To answer this question, we can tweak the equation above. Calculating $$X^T V$$ generates a vector of length thirty, with each element showing a form of ‘unit marginal impact’ on active portfolio variance for a given stock. If we then multiply this value for a given stock by its excess weight, we obtain its contribution to monthly active portfolio variance.3

variance_active_monthly_cont <- return_covariances %*% data_weights\$wt_excess |>
as.data.frame() |>
rownames_to_column(var = "symbol") |>
inner_join(data_weights, by = "symbol") |>
mutate(AV_cont = wt_excess * V1) |>
select(symbol, company, sector, wt_excess, AV_cont)

variance_active_monthly_cont |>
select(symbol, sector, AV contribution = AV_cont)

To decompose this active variance by sector, we group stocks by sector and sum their stock-level contributions.

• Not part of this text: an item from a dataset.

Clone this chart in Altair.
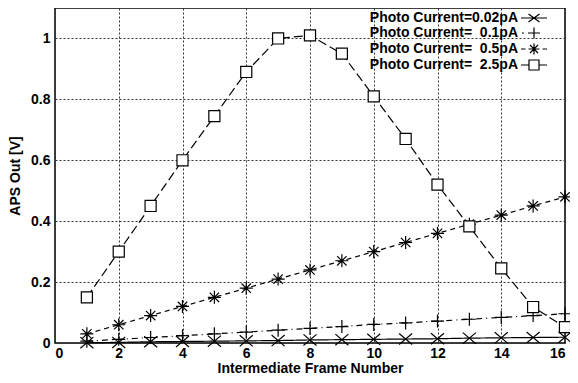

variance_active_monthly_cont |>
summarise(AV_total = sum(AV_cont), .by = sector) |>
mutate(
sector = as_factor(sector),
sector = fct_reorder(sector, AV_total)) |>
ggplot(
aes(
x = AV_total,
y = sector,
fill = AV_total < 0)) +
labs(
title = "Contribution to active variance by sector\n",
x = NULL,
y = NULL) +
geom_col() +
theme_minimal() +
theme(
plot.title.position = "plot",
legend.position = "none")

#### Conclusions

So, what does this analysis tell us? To me, there are two main points:

• The portfolio’s tracking error is very high, although that is an artefact of the simplified nature of my example

• Financials stocks are a key contributor to this active variance. This sector has high weights in the index but lower weights in the portfolio. However, the portfolio’s positions in Energy and Consumer Staples stocks generates a diversification benefit that reduces overall portfolio risk.

Although these results might be useful, it is worth recognising that I have limited this risk analysis to only a standard covariance matrix, decomposed by sector. In reality, the returns data and covariance matrix could be more nuanced and decomposition could extend beyond sectors. For example, we could decompose risk by ESG scores, diversity criteria, valuation ratios or anything else that seems relevant and that can be measured.